Thank you for you help. If you accept cryptocurrency, please let me know the address where I can send a donation.

Hi, @generix

I want to report that in the beginning of January (Janurary 9) I’ve found out that my game didn’t freeze. I left the game (Deep Rock Galactic) overnight and it didn’t freeze even after 10.5 hours. The issue probably disappeared somewhere between the last December and the middle of January.

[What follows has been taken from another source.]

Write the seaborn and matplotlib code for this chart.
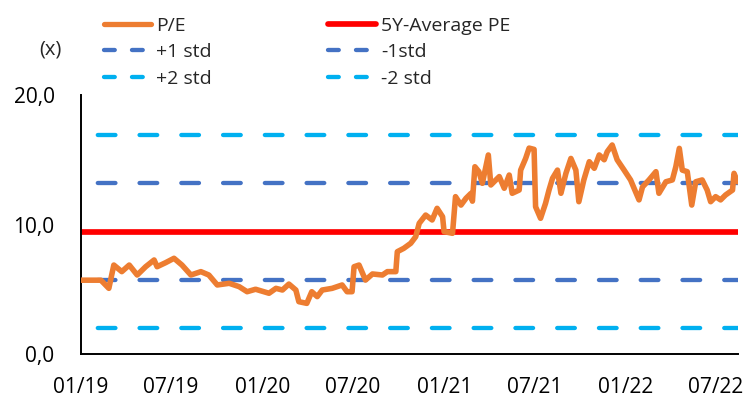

Then the issue appeared again in the middle of January. Meanwhile my driver version has been updated to the version 510.47.03, and kernel has been updated to the version 5.4.0-99. I’ve managed to rollback to the kernel version and I’d want to try to rollback to the previous version of the Nvidia driver 495.46 to check if this will fix the issue, but I couldn’t find any solution on how to do that with Nvidia Prime. Please provide me with the instructions on how to install driver version 495.46 on my system Ubuntu 20.04 without breaking it, it seems that I can’t simply install the driver 495.46 because of Nvidia Prime.

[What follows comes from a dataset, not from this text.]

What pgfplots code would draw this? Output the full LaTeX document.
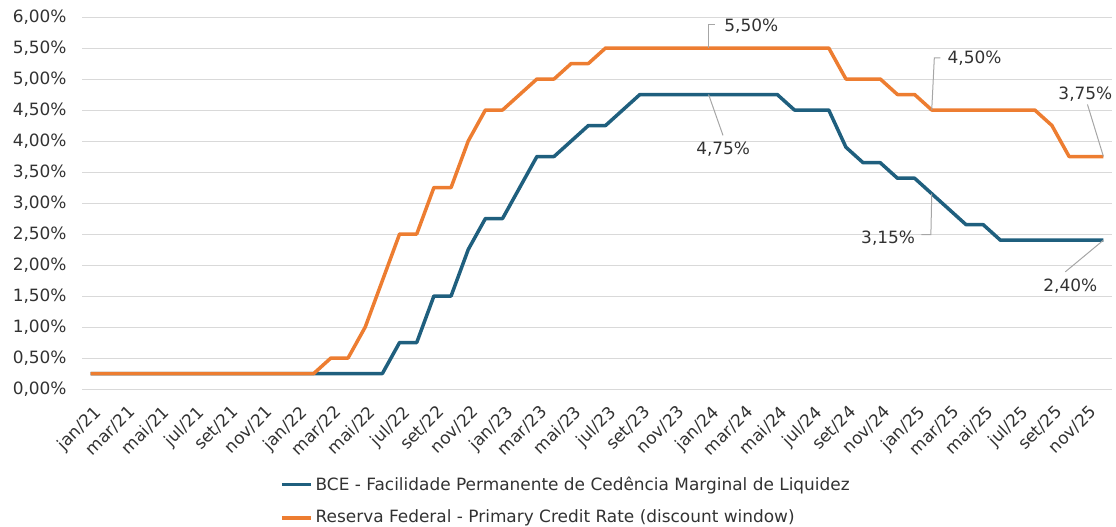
\documentclass[border=0pt]{standalone}
\usepackage{fontspec}
\setmainfont{DejaVu Sans}
\usepackage{pgfplots}
\pgfplotsset{compat=1.18}
\usepackage{pgfplotstable}

\definecolor{bceblue}{RGB}{31,95,126}
\definecolor{fedorange}{RGB}{237,125,49}
\definecolor{gridgray}{RGB}{217,217,217}
\definecolor{pointer}{RGB}{166,166,166}
\definecolor{txt}{RGB}{50,50,50}
\newcommand{\chartfont}{\fontsize{8.5}{10}\selectfont}

% month index (0 = jan/21) and rate in %
\pgfplotstableread{
m r
0 0.25
1 0.25
2 0.25
3 0.25
4 0.25
5 0.25
6 0.25
7 0.25
8 0.25
9 0.25
10 0.25
11 0.25
12 0.25
13 0.25
14 0.25
15 0.25
16 0.25
17 0.25
18 0.75
19 0.75
20 1.50
21 1.50
22 2.25
23 2.75
24 2.75
25 3.25
26 3.75
27 3.75
28 4.00
29 4.25
30 4.25
31 4.50
32 4.75
33 4.75
34 4.75
35 4.75
36 4.75
37 4.75
38 4.75
39 4.75
40 4.75
41 4.50
42 4.50
43 4.50
44 3.90
45 3.65
46 3.65
47 3.40
48 3.40
49 3.15
50 2.90
51 2.65
52 2.65
53 2.40
54 2.40
55 2.40
56 2.40
57 2.40
58 2.40
59 2.40
}\bce

\pgfplotstableread{
m r
0 0.25
1 0.25
2 0.25
3 0.25
4 0.25
5 0.25
6 0.25
7 0.25
8 0.25
9 0.25
10 0.25
11 0.25
12 0.25
13 0.25
14 0.50
15 0.50
16 1.00
17 1.75
18 2.50
19 2.50
20 3.25
21 3.25
22 4.00
23 4.50
24 4.50
25 4.75
26 5.00
27 5.00
28 5.25
29 5.25
30 5.50
31 5.50
32 5.50
33 5.50
34 5.50
35 5.50
36 5.50
37 5.50
38 5.50
39 5.50
40 5.50
41 5.50
42 5.50
43 5.50
44 5.00
45 5.00
46 5.00
47 4.75
48 4.75
49 4.50
50 4.50
51 4.50
52 4.50
53 4.50
54 4.50
55 4.50
56 4.25
57 3.75
58 3.75
59 3.75
}\fed

\begin{document}
\begin{tikzpicture}
\useasboundingbox (-41bp,-69bp) rectangle (517bp,194.5bp);
\begin{axis}[
  scale only axis,
  width=515bp, height=186bp,
  xmin=-0.5, xmax=59.5,
  ymin=0, ymax=6,
  clip=false,
  axis line style={draw=none},
  major tick length=0pt,
  ymajorgrids,
  grid style={gridgray, line width=0.5bp},
  ytick={0,0.5,...,6},
  yticklabels={{0,00\%},{0,50\%},{1,00\%},{1,50\%},{2,00\%},{2,50\%},{3,00\%},{3,50\%},{4,00\%},{4,50\%},{5,00\%},{5,50\%},{6,00\%}},
  xtick={0,2,...,58},
  xticklabels={jan/21,mar/21,mai/21,jul/21,set/21,nov/21,
    jan/22,mar/22,mai/22,jul/22,set/22,nov/22,
    jan/23,mar/23,mai/23,jul/23,set/23,nov/23,
    jan/24,mar/24,mai/24,jul/24,set/24,nov/24,
    jan/25,mar/25,mai/25,jul/25,set/25,nov/25},
  tick label style={font=\chartfont, text=txt},
  yticklabel style={inner sep=0pt, xshift=-7.5bp},
  xticklabel style={rotate=45, anchor=north east, inner sep=0pt, xshift=-4.5bp, yshift=-6bp},
  legend style={at={(0.192,-0.226)}, anchor=north west, draw=none, fill=none,
    font=\chartfont, text=txt, row sep=5.5bp, inner sep=0pt,
    nodes={inner sep=1.5bp}},
  legend cell align=left,
  legend image code/.code={\draw[#1] (0bp,0bp) -- (14.5bp,0bp);},
]
\addplot[bceblue, line width=1.75bp, line join=round] table[x=m, y=r] {\bce};
\addlegendentry{BCE - Facilidade Permanente de Cedência Marginal de Liquidez}
\addplot[fedorange, line width=1.75bp, line join=round] table[x=m, y=r] {\fed};
\addlegendentry{Reserva Federal - Primary Credit Rate (discount window)}

\begin{scope}[pointer, line width=0.5bp]
\draw (axis cs:36,5.5) -- (axis cs:36,5.88) -- (axis cs:36.4,5.88);
\draw (axis cs:36,4.75) -- (axis cs:36.84,4.09);
\draw (axis cs:49,4.5) -- (axis cs:49.15,5.34) -- (axis cs:49.5,5.34);
\draw (axis cs:59,3.75) -- (axis cs:58.07,4.59);
\draw (axis cs:49,3.15) -- (axis cs:48.95,2.49) -- (axis cs:48.4,2.49);
\draw (axis cs:59,2.4) -- (axis cs:56.78,1.89);
\end{scope}
\begin{scope}[every node/.style={font=\chartfont, text=txt, inner sep=0pt}]
\node[anchor=west] at (axis cs:36.9,5.85) {5,50\%};
\node at (axis cs:36.85,3.86) {4,75\%};
\node[anchor=west] at (axis cs:49.9,5.33) {4,50\%};
\node at (axis cs:57.95,4.76) {3,75\%};
\node[anchor=east] at (axis cs:48.05,2.44) {3,15\%};
\node at (axis cs:57.07,1.66) {2,40\%};
\end{scope}
\end{axis}
\end{tikzpicture}
\end{document}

My Proton, Kernel and GPU specifications at the moment when Deep Rock Galactic didn’t crash:
Proton: 1638789187 proton-6.3-8c
Kernel: Linux 5.4.0-92-generic
GPU Driver: v495.46

My current Kernel and GPU specifications:
Kernel: Linux 5.4.0-92-generic
GPU Driver: 510.47.03

The procedure should be

  • remove nvidia driver packages by switching to nouveau in Software&Updates
  • blacklist nouveau by creating /etc/modprobe.d/nouveau.blacklist.conf
blacklist nouveau
nvidia
nvidia-drm
nvidia-modeset
  • run sudo update-initramfs -u
  • add kernel parameter nvidia-drm.modeset=1
  • create /etc/X11/xorg.conf.d/10-nvidia-driver.conf
Section "OutputClass"
    Identifier "nvidia-driver"
    MatchDriver "nvidia-drm"
    Driver "nvidia"
    Option "AllowEmptyInitialConfiguration"
EndSection
  • install package nvidia-prime sudo apt install nvidia-prime
  • reboot

NB: before switching back to the packages, the runfile driver has to be uninstalled by running it again with --uninstall option. The other modifications don’t need to be reversed.